Struggling Young Learner? BUILD can help!

Struggling Young Learner? BUILD can help!

Did you just meet with your child’s teacher and they are concerned about your child’s reading, spelling, or writing? Were there red-flags on the dyslexia screeners? Are you wondering what to do or where to get help?

This time of year is big for dyslexia identification: it’s the time that screeners and grade cards are coming to parents. Research shows that the most successful intervention for reading and students with dyslexia should happen by age nine. Many times we wait too long to provide systematic and explicit intervention for students with dyslexia. Many students need multi-sensory instruction and dyslexia therapy provided by an expert in dyslexia. The good news is, Springfield Center for Dyslexia and Learning (SCDL) can help!

Many previous programs were tailored to students that are older than seven and might not be the best fit for students in kindergarten and first grade. The Luke Waites Center for Dyslexia and Learning Disorder at Scottish Rite for Children recently introduced a new curriculum called BUILD. SCDL offers this curriculum to our younger students as early intervention. It is a new addition to the ideas of Take Flight curriculum and materials, and is made especially for our little learners. Your child will get a jump start on the Take Flight curriculum with tutoring provided by a CALP (certified academic language practitioner or CALT (certified academic language therapist).

Here is a description of BUILD from Scottish Rite and the Springfield Center for Dyslexia and Learning:

“To meet the needs of the K-1 students who have been identified at risk for dyslexia, the staff of the Luke Waites Center for Dyslexia and Learning Disorders at Scottish Rite for Children has developed a 100-lesson reading intervention called BUILD: A K-1 Early Reading Intervention. BUILD is a small group intervention that addresses five specific components of reading intervention.

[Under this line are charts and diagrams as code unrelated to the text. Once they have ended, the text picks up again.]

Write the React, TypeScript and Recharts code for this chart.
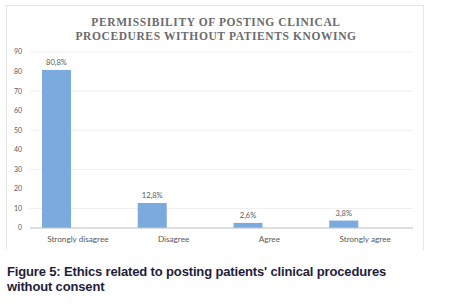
import React from 'react';
import { Bar, BarChart, CartesianGrid, LabelList, XAxis, YAxis } from 'recharts';

const categories = ['Strongly disagree', 'Disagree', 'Agree', 'Strongly agree'];
const percentages = [80.8, 12.8, 2.6, 3.8];
const yTicks = [0, 10, 20, 30, 40, 50, 60, 70, 80, 90];
const titleLines = ['PERMISSIBILITY OF POSTING CLINICAL', 'PROCEDURES WITHOUT PATIENTS KNOWING'];
const captionLines = [
  "Figure 5: Ethics related to posting patients' clinical procedures",
  'without consent',
];

const chartData = categories.map((name, i) => ({
  name,
  value: percentages[i],
  // empty second slot, keeps the bar on the left of its band like the original
  spacer: 0,
}));

const formatPct = (value: number) => value.toFixed(1).replace('.', ',') + '%';

const chartFont = 'Lato, "Open Sans", sans-serif';

export default function App() {
  return (
    <div
      style={{
        position: 'absolute',
        left: 0,
        top: 0,
        width: 453,
        height: 308,
        background: '#ffffff',
        overflow: 'hidden',
      }}
    >
      <div
        style={{
          position: 'absolute',
          left: 6,
          top: 5,
          width: 418,
          height: 245,
          boxSizing: 'border-box',
          border: '1px solid #e6e6e6',
          borderBottom: 'none',
        }}
      >
        <div
          style={{
            position: 'absolute',
            left: 0,
            top: 9,
            width: 418,
            textAlign: 'center',
            fontFamily: '"Liberation Serif", "Times New Roman", serif',
            fontWeight: 'bold',
            fontSize: 11.5,
            lineHeight: '14px',
            letterSpacing: 0.6,
            color: '#6b6b6b',
          }}
        >
          {titleLines.map((line) => (
            <div key={line}>{line}</div>
          ))}
        </div>
        <BarChart
          width={418}
          height={245}
          data={chartData}
          margin={{ top: 47, right: 11, bottom: 0, left: 0 }}
          barSize={29}
          barGap={14}
          style={{ position: 'absolute', left: -1, top: -1 }}
        >
          <CartesianGrid vertical={false} stroke="#efefef" />
          <XAxis
            dataKey="name"
            tickLine={false}
            axisLine={{ stroke: '#c4c4c4' }}
            height={22}
            tick={{ fontSize: 8.2, fill: '#595959', fontFamily: chartFont }}
            interval={0}
          />
          <YAxis
            width={24}
            domain={[0, 90]}
            ticks={yTicks}
            axisLine={false}
            tickLine={false}
            tick={{ fontSize: 7, fill: '#595959', fontFamily: chartFont }}
          />
          <Bar dataKey="value" fill="#7aaade" isAnimationActive={false}>
            <LabelList
              dataKey="value"
              position="top"
              offset={5}
              formatter={(v: number) => formatPct(v)}
              style={{ fontSize: 7.5, fill: '#595959', fontFamily: chartFont }}
            />
          </Bar>
          <Bar dataKey="spacer" fill="#7aaade" isAnimationActive={false} />
        </BarChart>
      </div>
      <div
        style={{
          position: 'absolute',
          left: 7,
          top: 264,
          fontFamily: '"Liberation Sans", Arial, sans-serif',
          fontWeight: 'bold',
          fontSize: 13,
          lineHeight: '15px',
          letterSpacing: -0.15,
          color: '#1e1e3c',
          whiteSpace: 'nowrap',
        }}
      >
        {captionLines.map((line) => (
          <div key={line}>{line}</div>
        ))}
      </div>
    </div>
  );
}
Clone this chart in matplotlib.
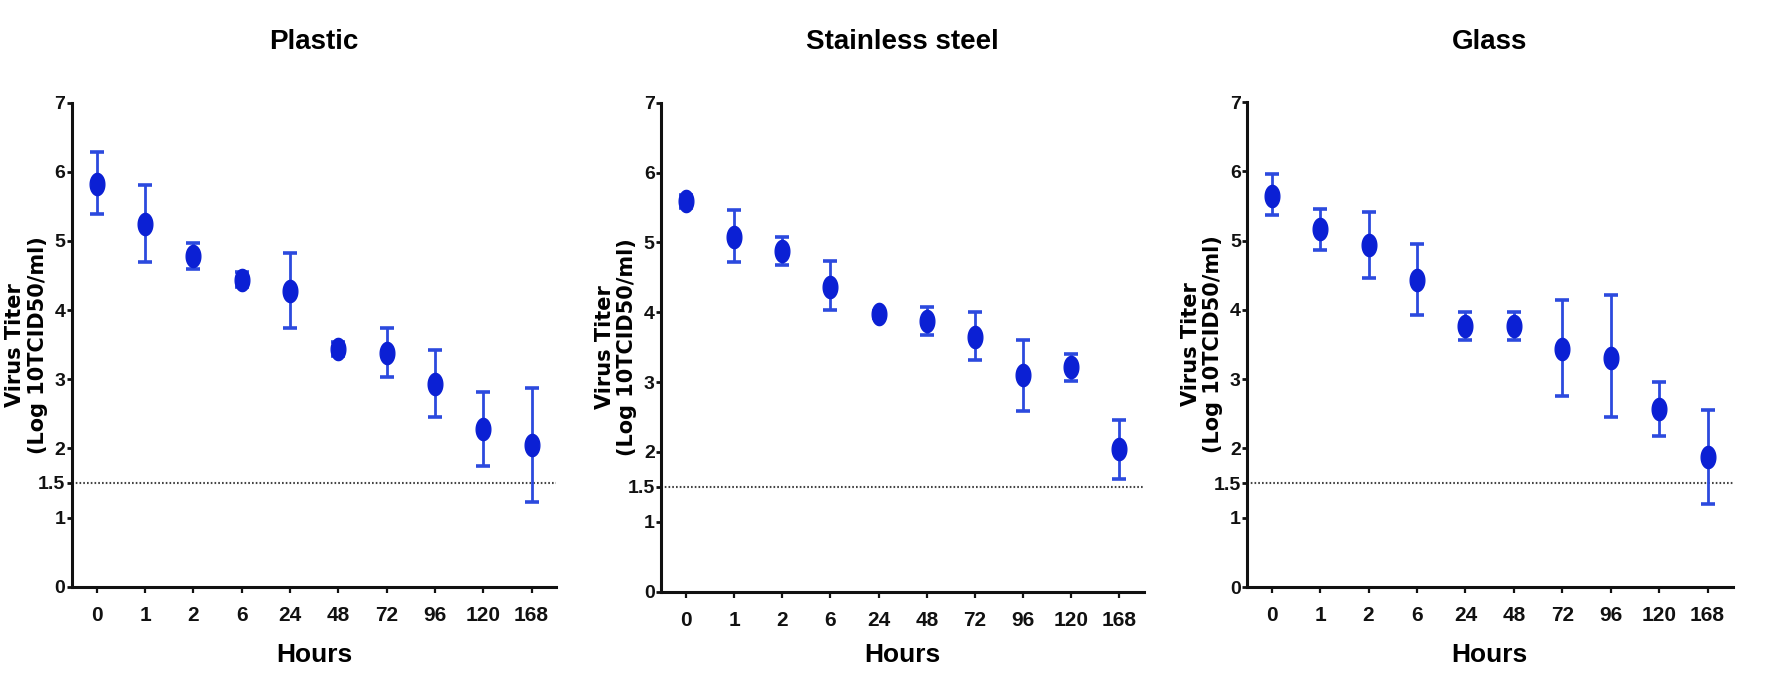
import matplotlib
matplotlib.use("Agg")
import matplotlib.pyplot as plt
import numpy as np
from matplotlib.path import Path
from matplotlib import font_manager

hours = ["0", "1", "2", "6", "24", "48", "72", "96", "120", "168"]
titles = ["Plastic", "Stainless steel", "Glass"]

plastic_mean = [5.83, 5.25, 4.78, 4.44, 4.27, 3.44, 3.38, 2.93, 2.28, 2.05]
plastic_upper = [6.29, 5.81, 4.97, 4.55, 4.82, 3.54, 3.74, 3.43, 2.82, 2.88]
plastic_lower = [5.39, 4.70, 4.59, 4.34, 3.74, 3.34, 3.03, 2.46, 1.74, 1.23]

steel_mean = [5.59, 5.08, 4.87, 4.36, 3.97, 3.87, 3.65, 3.10, 3.21, 2.04]
steel_upper = [5.68, 5.47, 5.08, 4.74, 4.02, 4.07, 4.00, 3.60, 3.40, 2.46]
steel_lower = [5.49, 4.72, 4.67, 4.03, 3.92, 3.67, 3.32, 2.59, 3.01, 1.62]

glass_mean = [5.65, 5.16, 4.93, 4.43, 3.76, 3.76, 3.43, 3.31, 2.57, 1.87]
glass_upper = [5.96, 5.45, 5.41, 4.95, 3.97, 3.97, 4.14, 4.21, 2.96, 2.56]
glass_lower = [5.37, 4.87, 4.46, 3.92, 3.57, 3.57, 2.75, 2.46, 2.18, 1.20]

detection_limit = 1.5
yticks = [0, 1, 1.5, 2, 3, 4, 5, 6, 7]
ytick_labels = ["0", "1", "1.5", "2", "3", "4", "5", "6", "7"]

series = [
    (plastic_mean, plastic_upper, plastic_lower),
    (steel_mean, steel_upper, steel_lower),
    (glass_mean, glass_upper, glass_lower),
]

avail = {f.name for f in font_manager.fontManager.ttflist}
narrow = "Liberation Sans Narrow" if "Liberation Sans Narrow" in avail else "Liberation Sans"
plt.rcParams["font.family"] = [narrow, "DejaVu Sans"]

# vertical ellipse marker
t = np.linspace(0, 2 * np.pi, 60)
ell = Path(np.column_stack([0.66 * np.cos(t), np.sin(t)]), closed=True)

fig = plt.figure(figsize=(17.67, 6.75), dpi=100)
# axes boxes in pixels: left, right, top, bottom
boxes = [
    (71.7, 556.2, 102.7, 586.7),
    (661.0, 1144.0, 102.7, 591.7),
    (1247.0, 1732.7, 102.0, 587.0),
]
xlims = [(-0.518, 9.51), (-0.517, 9.51), (-0.51, 9.52)]
W, H = 1767.0, 675.0

marker_color = "#0b20d4"
err_color = "#2c4ade"

for i, (box, (m, up, lo)) in enumerate(zip(boxes, series)):
    l, r, tp, bt = box
    ax = fig.add_axes([l / W, 1 - bt / H, (r - l) / W, (bt - tp) / H])
    x = np.arange(len(hours))
    m = np.array(m); up = np.array(up); lo = np.array(lo)
    yerr = np.vstack([m - lo, up - m])
    ax.errorbar(x, m, yerr=yerr, fmt="none", ecolor=err_color, elinewidth=2.0,
                capsize=5, capthick=2.6, zorder=3)
    ax.plot(x, m, linestyle="none", marker=ell, markersize=16,
            color=marker_color, zorder=4)
    ax.axhline(detection_limit, color="#444444", linestyle=(0, (0.8, 1.0)),
               linewidth=1.5, zorder=2)
    ax.set_xlim(*xlims[i])
    ax.set_ylim(0, 7)
    ax.set_xticks(x)
    ax.set_xticklabels(hours, fontsize=15, fontweight="bold")
    ax.set_yticks(yticks)
    ax.set_yticklabels(ytick_labels, fontsize=14, fontweight="bold")
    for s in ["top", "right"]:
        ax.spines[s].set_visible(False)
    for s in ["left", "bottom"]:
        ax.spines[s].set_linewidth(2.2)
        ax.spines[s].set_color("#111111")
    ax.tick_params(axis="y", length=3.5, width=2, pad=1, colors="#111111")
    ax.tick_params(axis="x", length=4, width=1.6, pad=10, colors="#111111")
    ax.set_xlabel("Hours", fontsize=19, fontweight="bold")
    ax.xaxis.set_label_coords(0.5, -(655 - bt) / (bt - tp))
    ax.xaxis.label.set_va("center")
    ax.set_ylabel("Virus Titer\n(Log 10TCID50/ml)", fontsize=15,
                  fontweight="bold", family=["DejaVu Sans"], linespacing=1.15)
    ax.yaxis.set_label_coords(-24 / (r - l), 0.5)
    fig.text((l + r) / 2 / W, 1 - 42 / H, titles[i], fontsize=20,
             fontweight="bold", ha="center", va="center")

fig.savefig("out.png", dpi=100, facecolor="white")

Each component is taught developmentally using a direct, systematic, cumulative, multisensory method of introduction and practice to meet the specific needs of Kindergarten and first-grade students struggling in reading.

THE FIVE COMPONENTS ARE:

  1. Alphabet: The identification of letters, sequencing skills, and alphabetizing.
  2. Letter/sound knowledge: The direct instruction of individual letters and sounds, leading to the practice of reading words and sentences.
  3. Phonological awareness: The explicit introduction of the relationships between speech-sound production, from rhyme to spelling.
  4. Vocabulary: The direct teaching of strategies using context clues to infer the meaning of unfamiliar words.
  5. Comprehension: The explicit teaching of specific learning strategies used to identify the basic components of a story.” (Scottish Rite for Children 2022)

Each of the components of BUILD are essential for our young readers. Many of these components are not explicitly taught in the classroom. There is so much to teach in today’s schools that many skills are not covered or practiced as much as our students need. Coming from ten years of experience in the kindergarten through second grade classrooms, your child will not get this kind of systematic and explicit instruction in the classroom or even through most intervention groups.

BUILD directly teaches the alphabet. Students will not learn the alphabet song, they will learn to identify uppercase and lowercase letters in sequence and isolation as well as alphabetical order. They will learn to write their letters in upper and lower case through a multisensory approach. They will gain letter/sound knowledge through practice with letter names and keywords to help them remember letter sounds. Students will also practice blending and unblending to make words. Students will learn phonological awareness relating to speech sound production and practice rhyming. They will be taught vocabulary and comprehension in detail. The task of summarizing will be taught systematically from the first lesson. Each of the components will be taught systematically for students that need extra help learning the foundations of reading. This alleviates gaps in students’ foundational reading knowledge and levels the playing field for them to catch up and learn with their peers.

Is your child bright and inquisitive? Do they love hands-on learning and are very creative? Are they struggling to learn their letters, sounds, and sight words more so than their peers? Have you read to them every night since they were a baby and now you are bribing them to do their reading homework because they don’t like reading? Have you practiced their spelling and sight words every night but they still don’t know them? Is your child’s teacher saying, “ Just give them time, they will catch up”?

Can I tell you what I would suggest as a teacher of ten years and now dyslexia tutor? I would tell you that one out of five students can be dyslexic. Dyslexic students are brilliant and bright but need extra help to learn to read in a different way. Dyslexia is a learning difference and can be helped by different learning opportunities provided by curriculum and experts for students with dyslexia. The sooner a student is given intervention for dyslexia the better chance they have of catching up with their peers. BUILD is the opportunity for this to happen early! Give SCDL a call to find out more and to give your child the opportunity to show you how brilliant they are!

Did you know dyslexia screeners are required in Missouri? Per DESE, “Assessments will be administered to students in Grades 1-3 within the first 30 school days of the school year and to kindergarten by January 31 as recommended by the Department of Elementary and Secondary Education.” These screeners and grade cards might leave you, as a parent, with many questions and maybe some concerns. Many students are red flagged for signs of Dyslexia but Missouri schools do not diagnose or provide interventions specifically for dyslexia. Many parents are told to give their child more time and that they will catch up.